§ **Directive**: Show every line in the entries below where the word "this" appears.

§ **Data for processing**:
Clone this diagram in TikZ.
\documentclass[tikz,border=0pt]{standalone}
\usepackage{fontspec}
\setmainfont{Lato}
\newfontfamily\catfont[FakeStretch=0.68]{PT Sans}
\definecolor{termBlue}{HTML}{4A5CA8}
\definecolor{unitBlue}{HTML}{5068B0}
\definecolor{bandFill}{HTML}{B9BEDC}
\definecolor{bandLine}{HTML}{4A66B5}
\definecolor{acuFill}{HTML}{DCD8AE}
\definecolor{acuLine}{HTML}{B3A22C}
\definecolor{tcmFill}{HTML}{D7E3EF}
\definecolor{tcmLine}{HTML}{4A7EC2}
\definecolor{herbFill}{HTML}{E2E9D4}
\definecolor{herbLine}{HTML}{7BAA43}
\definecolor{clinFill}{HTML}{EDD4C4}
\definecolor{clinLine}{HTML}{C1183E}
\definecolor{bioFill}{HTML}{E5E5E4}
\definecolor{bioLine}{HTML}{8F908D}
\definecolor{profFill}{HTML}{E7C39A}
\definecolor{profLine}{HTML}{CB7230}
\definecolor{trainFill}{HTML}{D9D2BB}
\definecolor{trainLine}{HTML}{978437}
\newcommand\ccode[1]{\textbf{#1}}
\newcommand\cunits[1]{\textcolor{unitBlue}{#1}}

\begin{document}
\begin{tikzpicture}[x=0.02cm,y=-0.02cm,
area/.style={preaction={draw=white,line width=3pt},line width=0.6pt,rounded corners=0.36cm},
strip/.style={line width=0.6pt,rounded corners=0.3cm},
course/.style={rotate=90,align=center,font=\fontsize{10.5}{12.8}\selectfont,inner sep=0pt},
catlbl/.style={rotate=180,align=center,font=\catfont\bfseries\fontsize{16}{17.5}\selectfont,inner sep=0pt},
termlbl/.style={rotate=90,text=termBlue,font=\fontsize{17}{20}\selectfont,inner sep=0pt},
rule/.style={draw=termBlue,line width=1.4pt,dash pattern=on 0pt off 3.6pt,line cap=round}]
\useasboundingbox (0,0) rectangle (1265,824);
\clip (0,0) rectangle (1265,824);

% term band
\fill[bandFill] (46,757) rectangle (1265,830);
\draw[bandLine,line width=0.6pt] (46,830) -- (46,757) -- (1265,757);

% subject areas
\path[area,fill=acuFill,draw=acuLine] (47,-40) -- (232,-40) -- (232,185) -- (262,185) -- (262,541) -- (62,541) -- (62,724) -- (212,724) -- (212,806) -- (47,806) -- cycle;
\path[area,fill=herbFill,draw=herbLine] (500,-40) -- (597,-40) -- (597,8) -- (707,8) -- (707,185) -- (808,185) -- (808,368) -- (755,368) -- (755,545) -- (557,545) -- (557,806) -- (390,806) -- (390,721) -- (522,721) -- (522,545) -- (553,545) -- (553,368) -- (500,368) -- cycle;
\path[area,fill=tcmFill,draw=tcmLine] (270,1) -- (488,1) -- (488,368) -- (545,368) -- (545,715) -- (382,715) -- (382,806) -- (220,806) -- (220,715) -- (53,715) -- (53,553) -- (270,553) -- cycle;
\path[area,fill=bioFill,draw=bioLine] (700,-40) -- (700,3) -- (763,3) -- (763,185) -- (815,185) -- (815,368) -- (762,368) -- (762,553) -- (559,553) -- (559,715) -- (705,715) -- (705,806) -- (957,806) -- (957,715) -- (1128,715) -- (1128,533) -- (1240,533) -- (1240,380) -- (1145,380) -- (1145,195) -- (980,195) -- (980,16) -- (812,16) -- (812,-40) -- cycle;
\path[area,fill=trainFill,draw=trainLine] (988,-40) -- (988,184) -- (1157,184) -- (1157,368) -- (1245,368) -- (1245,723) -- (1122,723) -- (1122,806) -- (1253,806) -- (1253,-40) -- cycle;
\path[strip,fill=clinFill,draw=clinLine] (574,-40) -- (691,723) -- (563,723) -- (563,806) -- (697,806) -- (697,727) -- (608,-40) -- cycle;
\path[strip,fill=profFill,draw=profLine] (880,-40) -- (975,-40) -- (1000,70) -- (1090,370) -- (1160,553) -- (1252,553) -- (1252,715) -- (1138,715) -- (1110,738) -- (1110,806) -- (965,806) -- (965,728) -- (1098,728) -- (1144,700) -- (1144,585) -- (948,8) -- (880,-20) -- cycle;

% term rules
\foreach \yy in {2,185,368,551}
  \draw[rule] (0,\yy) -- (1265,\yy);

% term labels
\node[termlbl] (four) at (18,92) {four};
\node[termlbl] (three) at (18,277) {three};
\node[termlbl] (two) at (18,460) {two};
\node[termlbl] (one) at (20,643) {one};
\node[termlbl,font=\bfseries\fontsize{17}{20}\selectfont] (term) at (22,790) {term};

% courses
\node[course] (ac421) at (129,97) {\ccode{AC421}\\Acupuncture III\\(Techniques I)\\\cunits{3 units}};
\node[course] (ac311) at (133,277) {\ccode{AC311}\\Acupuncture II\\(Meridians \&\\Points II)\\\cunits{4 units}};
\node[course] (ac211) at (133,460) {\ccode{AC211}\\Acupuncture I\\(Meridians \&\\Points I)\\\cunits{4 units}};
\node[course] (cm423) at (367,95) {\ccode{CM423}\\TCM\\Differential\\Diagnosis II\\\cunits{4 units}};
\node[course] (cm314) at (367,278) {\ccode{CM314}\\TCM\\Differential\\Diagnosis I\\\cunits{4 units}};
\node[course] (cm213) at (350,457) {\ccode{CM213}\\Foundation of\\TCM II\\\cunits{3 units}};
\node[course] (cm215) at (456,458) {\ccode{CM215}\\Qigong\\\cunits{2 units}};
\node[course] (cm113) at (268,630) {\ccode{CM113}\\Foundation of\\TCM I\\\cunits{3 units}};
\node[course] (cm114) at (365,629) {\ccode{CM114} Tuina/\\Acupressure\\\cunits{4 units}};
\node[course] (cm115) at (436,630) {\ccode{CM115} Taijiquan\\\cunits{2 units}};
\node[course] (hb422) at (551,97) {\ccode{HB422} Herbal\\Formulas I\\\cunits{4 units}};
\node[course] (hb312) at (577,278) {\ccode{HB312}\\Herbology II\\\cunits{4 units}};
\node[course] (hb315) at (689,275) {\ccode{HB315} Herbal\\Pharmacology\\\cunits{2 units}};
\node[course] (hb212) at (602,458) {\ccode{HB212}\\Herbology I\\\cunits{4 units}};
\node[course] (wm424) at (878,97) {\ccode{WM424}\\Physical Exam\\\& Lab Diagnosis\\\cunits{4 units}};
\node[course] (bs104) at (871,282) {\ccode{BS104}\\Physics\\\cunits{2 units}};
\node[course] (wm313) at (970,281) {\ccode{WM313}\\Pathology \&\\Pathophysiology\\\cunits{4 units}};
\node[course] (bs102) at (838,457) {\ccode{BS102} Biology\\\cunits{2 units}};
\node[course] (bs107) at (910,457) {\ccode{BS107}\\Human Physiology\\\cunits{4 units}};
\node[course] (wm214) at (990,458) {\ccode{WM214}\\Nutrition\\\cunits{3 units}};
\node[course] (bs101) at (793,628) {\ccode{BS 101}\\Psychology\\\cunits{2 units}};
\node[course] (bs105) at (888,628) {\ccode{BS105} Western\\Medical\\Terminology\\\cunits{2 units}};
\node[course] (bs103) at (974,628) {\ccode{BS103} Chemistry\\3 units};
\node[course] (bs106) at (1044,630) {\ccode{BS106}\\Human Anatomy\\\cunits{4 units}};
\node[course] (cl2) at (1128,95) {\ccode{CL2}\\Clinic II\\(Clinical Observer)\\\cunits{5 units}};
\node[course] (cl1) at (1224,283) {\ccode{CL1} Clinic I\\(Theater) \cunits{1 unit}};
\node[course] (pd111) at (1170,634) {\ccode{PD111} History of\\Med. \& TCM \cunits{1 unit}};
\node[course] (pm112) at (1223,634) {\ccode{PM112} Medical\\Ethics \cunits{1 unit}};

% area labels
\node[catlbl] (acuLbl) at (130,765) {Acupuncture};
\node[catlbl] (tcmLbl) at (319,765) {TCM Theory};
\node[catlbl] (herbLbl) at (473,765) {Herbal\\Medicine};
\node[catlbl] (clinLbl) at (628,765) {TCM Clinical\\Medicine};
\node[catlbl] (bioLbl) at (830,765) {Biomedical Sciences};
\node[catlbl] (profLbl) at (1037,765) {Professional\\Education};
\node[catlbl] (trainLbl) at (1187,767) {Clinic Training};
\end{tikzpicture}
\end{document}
---
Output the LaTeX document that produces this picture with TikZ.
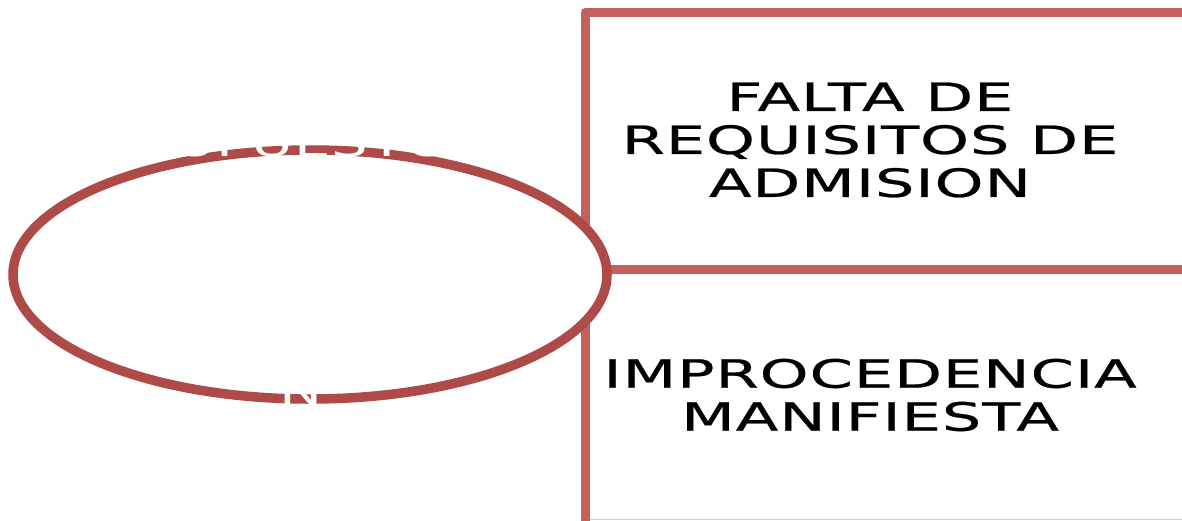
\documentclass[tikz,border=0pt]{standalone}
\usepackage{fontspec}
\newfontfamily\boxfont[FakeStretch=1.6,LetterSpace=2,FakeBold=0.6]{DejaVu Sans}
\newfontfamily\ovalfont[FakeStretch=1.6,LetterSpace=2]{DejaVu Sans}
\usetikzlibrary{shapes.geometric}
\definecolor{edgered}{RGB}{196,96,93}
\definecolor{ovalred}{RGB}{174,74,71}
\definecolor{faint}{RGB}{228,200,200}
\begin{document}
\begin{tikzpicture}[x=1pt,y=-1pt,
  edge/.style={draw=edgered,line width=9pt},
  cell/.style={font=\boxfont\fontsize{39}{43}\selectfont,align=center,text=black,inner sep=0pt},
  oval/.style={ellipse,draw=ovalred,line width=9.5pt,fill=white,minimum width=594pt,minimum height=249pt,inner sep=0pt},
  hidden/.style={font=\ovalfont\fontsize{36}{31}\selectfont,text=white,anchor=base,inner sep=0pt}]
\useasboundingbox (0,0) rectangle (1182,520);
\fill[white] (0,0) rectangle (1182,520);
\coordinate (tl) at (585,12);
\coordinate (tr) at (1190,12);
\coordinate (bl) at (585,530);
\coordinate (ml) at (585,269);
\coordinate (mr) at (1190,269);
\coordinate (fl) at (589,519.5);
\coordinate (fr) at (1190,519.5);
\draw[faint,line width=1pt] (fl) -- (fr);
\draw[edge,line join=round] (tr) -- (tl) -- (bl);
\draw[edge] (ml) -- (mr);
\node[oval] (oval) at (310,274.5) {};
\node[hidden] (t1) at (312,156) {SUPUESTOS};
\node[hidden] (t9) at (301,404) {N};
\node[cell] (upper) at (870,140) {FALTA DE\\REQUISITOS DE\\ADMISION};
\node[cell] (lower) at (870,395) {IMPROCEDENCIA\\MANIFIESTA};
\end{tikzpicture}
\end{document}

§ **Correct output**:
Clone this diagram in TikZ.
Output the LaTeX document that produces this picture with TikZ.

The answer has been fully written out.